Paul Goble
Staunton, Feb. 20 – Those who today seek to rehabilitate and even deify Stalin and condemn de-Stalinization are able to do so only by ignoring Russia’s spiritual traditions and reducing Russian history to the Soviet period when the cultural and religious traditions of tsarist Russia were attacked, Aleksandr Tsipko says.
And unless that is recognized and respect for that earlier tradition is restored, the senior Moscow political commentator says, Russia won’t be able to escape completely from its Soviet period and rejoin the rest of the world. Instead, it will be fated to repeat yet again the enormous human tragedies of the Soviet period (ng.ru/ideas/2023-02-20/6_8665_russia.html).
Indeed, the dangers of that may be even greater than many think because in Soviet times many viewed its victims with sympathy but today, Tsipko continues, even the grandchildren of Stalin’s victims celebrate him as part and parcel of their national patrimony, one that ignores the religious and cultural elements of Russia more generally.
“It is certainly no accident,” the commentator continues, “that our present era, an era according to which ‘Russia is not the West,’ has become again an era in which the repressions of Stalin are justified. Only people deprived of national consciousness, Russophobes in the truest sense, can speak peacefully abut the destruction of millions of people” in the name of a cause.

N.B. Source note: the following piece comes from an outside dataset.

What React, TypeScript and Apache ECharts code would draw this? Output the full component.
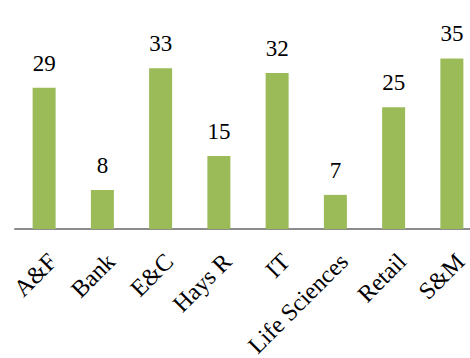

Never before have so many lies been told about Stalin or about the repressions he and the communist regime visited upon so many. And never have so many attacked those like Khrushchev, Solzhenitsyn and Gorbachev who tried to speak the truth so that the tragedies of the past would not be repeated.
Tsipko recalls that “we were Soviet people, but we had as a rule a feeling of sympathy to the victims of Stalin’s repressions” and responded with “tears in our eyes” to stories about how Stalin’s guards prevented Ukrainians from getting food during the terror famine of 1932-1933. None of his group celebrated that at the time, but tragically many do now.
“Now, there are no tears and no moral protest against the terrible pages of Soviet history. Now, people flee from this terrible truth, from the history of their own country and their own nation. Now the most unexpected thing: even those whose ancestors died in the GULAG forgive him for his repressions.”
Many Russians don’t want the truth about their past and instead at the direction of those in power celebrate monsters like Stalin because they somehow believe he is “theirs,” must never be criticized, and must be defended as such rather than condemned for his violation of all moral norms.
For such people, Stalin is part of their Russianness because they do not possess any national history other than the Soviet. If there is no history but Soviet, then even Stalin must be justified; But if there is a broader Russian history, then Stalin’s crimes can be calmly assessed for what they are, Tsipko argues.
But there is an even bigger tragedy: those who justify Stalin and his repressions justify as well the philosophy of murder that Stalin and the communist system represented. Even now, the commentator writes, many can’t accept that “our Marxism, especially Bolshevism … in fact was the philosophy of the most banal crime, the philosophy of murder.”
According to Tsipko, “many intellectuals who call themselves liberals relate quite calmly to Marxism” despite that fact, and by so doing, they make it easier for others to go along with the rehabilitation of Stalin and the denunciation of those who sought to rescue Russia from his criminal actions.
However, the real reason why this is so difficult for Russians in particular, the commentator says, lies elsewhere. It lies with the fact that the Soviet system and its crimes were visited upon the Russian people not by some foreign conqueror but by the Russians themselves – and that means they must face up to what they have done as well as what has been done to them.